Что он вообще о себе думает, этот профессор? Мнит себя богом? Причем, конечно же, всемогущим? Нельзя засыпать.
Почему это нельзя, разрешите спросить?
Я изо всех сил старался держать глаза открытыми. И чувствовал такую усталость, какой еще никогда в жизни не испытывал.
Откуда-то издалека донеслись до меня его слова:
– А теперь закройте глаза. Вы уже не можете их открыть. И руку вы уже поднять не можете, а также и ногу. Плечи у вас тяжелые, как свинец. Но вам хорошо. Не правда ли, вам сейчас хорошо?
– Да, – услышал я свой собственный голос.
Мне было так хорошо, как никогда в жизни. Я не пытался подвигать рукой или ногой, не пытался открыть глаза. Я сделал глубокий выдох. О следующем вдохе я уже ничего не знаю.
Когда я вновь пришел в себя, комната была залита дневным светом и я был один. Дождь лил как из ведра. Я взглянул на часы: 14 часов 30 минут. Первое «заседание» началось в 10 утра. Я чувствовал себя свежим, будто крепко проспал десять часов кряду. В коридоре я встретил одну из сестер, которая со мной дружески поздоровалась.
– А где профессор?
– В городе, синьор. И вряд ли вернется до вечера. Хотите сейчас пообедать?
– О да, пожалуйста. Я страшно голоден.
Я поел, но потом сел у окна рядом с магнитофоном, даже не дождавшись, когда служанка уберет со стола поднос с грязной посудой. Я сидел и смотрел, как струи дождя падают на цветущий парк. Диски магнитофона медленно вращались, а я говорил, говорил и говорил. Сгустились сумерки. Стало совсем темно. На город спустилась ночь. Фасад Колизея засверкал в лучах прожекторов. А я все еще говорил. Нужно было так много рассказать, и мне не терпелось сделать это как можно быстрее…

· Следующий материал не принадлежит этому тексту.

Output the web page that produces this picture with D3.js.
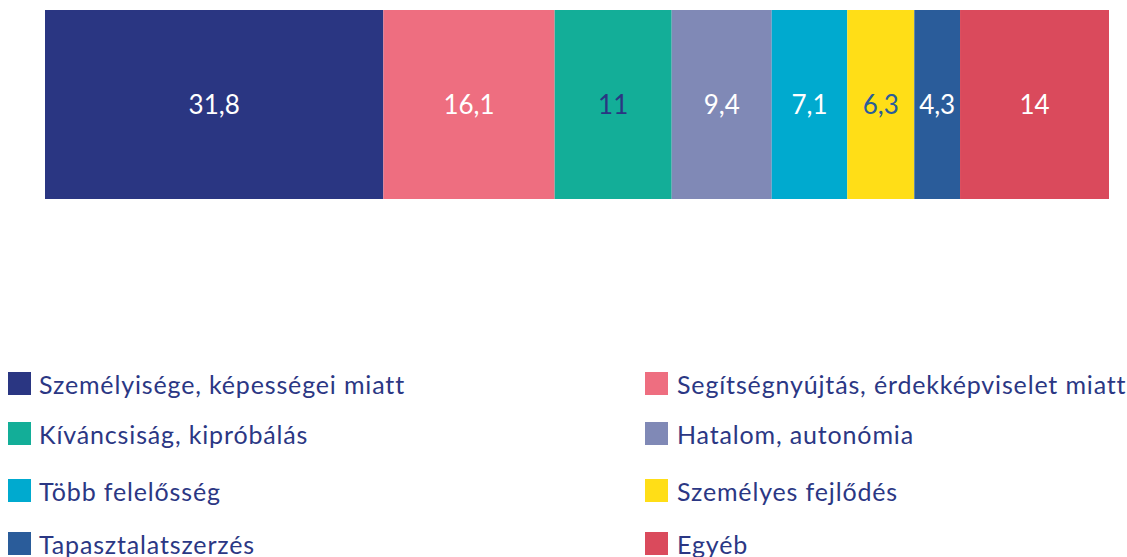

Я не знаю, что произошло 17 мая между 10 часами утра и половиной третьего. Я лежал под гипнозом, это ясно. Я лежал под гипнозом, а ведь доныне я считал, что гипнозу не поддаюсь.
Не знаю, что говорил мне Понтевиво в эти часы, не знаю, какие он давал мне задания. Я ничего не помню, совершенно ничего, ни одного его слова. Когда я пришел в себя, то ощущал лишь одно сильное желание – меня так и тянуло наконец-то рассказать о Ванде, правду о Ванде. Значит, правду.
Однажды я ее уже рассказывал одной женщине, это было в Гамбурге, зимней снежной ночью, – всю правду о Ванде, о Шерли и обо мне.